LEDs (Light-Emitting Diode) have a unique method of creating light. When an electric current is passed through an LED, electrons recombine with electron holes within the device and release photons (light) through a process called electroluminescence. This allows LEDs to be smaller, more robust, consume less energy and have a longer lifetime than legacy lighting systems. While low power LEDs have been used in displays and other similar applications for years, high powered LEDs capable of illuminating a room are a much more recent development.
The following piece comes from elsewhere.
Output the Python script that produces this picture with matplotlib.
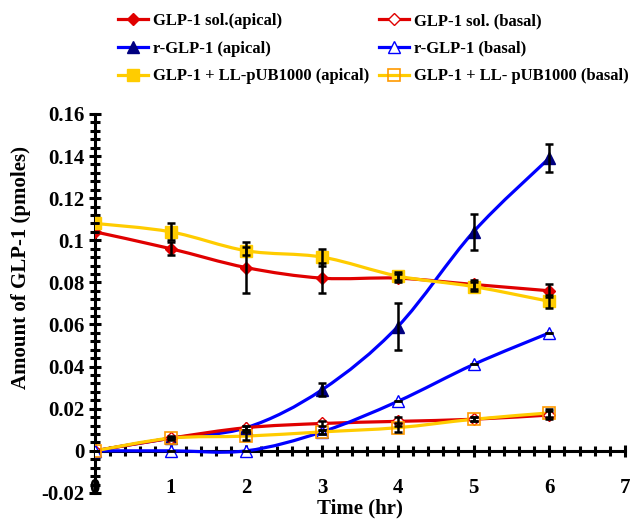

Additionally, since the diodes are a point source of light, they emit a focused beam of light in a single direction within a very narrowed angle. Therefore, LED lamps are composed of multiple diodes arranged in an array to increase the level and angle of illumination.
These LED arrays are highly energy efficient, achieving from 70 to 90 lumens per watt. However, grouping LEDs causes heat to build so heat dissipation must be taken into consideration. In ideal settings, LEDs have demonstrated lifetimes of 50,000 hours, a marked improvement over the 15,000-hour rating of metal halides or 2,000-hour ratings of incandescent. However, heat will drastically shorten the life of the diodes and the internal control chip, making LEDs suited for indoor applications with minimal temperature variance.
With twenty-two percent of the electricity used in the United States consumed by lighting, energy efficient LED (light-emitting diodes) lighting offers a tremendous opportunity for savings. LEDs use a minimal amount of energy. They use one-fifth the amount of energy as an incandescent light source and about half that of low-energy CFL (compact fluorescent) technology. A 12.5 watt LED bulb provides as much light as a 60-watt incandescent bulb. LEDs use semiconductors to create light, rather than a heating filament; they don’t produce heat as a by-product. Lights that give off heat can pose as fire hazards and increase a building’s air conditioning load by operating as mini heaters.
The following are more of the many benefits of LED lights:
- Up to 100,000 hours life expectancy
- Excellent luminescence
- Vibration resistant due to solid state technology
- No fragile glass composition or filaments
- Immediate ‘on’; no warm-up time
- Excellent with sensors and dimmers
- Direct ‘retrofit’ replacement for existing installations
- Reduced wiring and distribution board requirements for new builds
- Produce little heat or UV light
- No harmful pollutants like lead or mercury
- Reduction in carbon emissions
- Made mostly from recycled aluminum
- No irritating flickering or humming
- No infrared or ultraviolet radiation
You are likely to see a typical return on your investment within 12 to 24 months. It’s possible that you will not need to change an LED bulb for 20 years!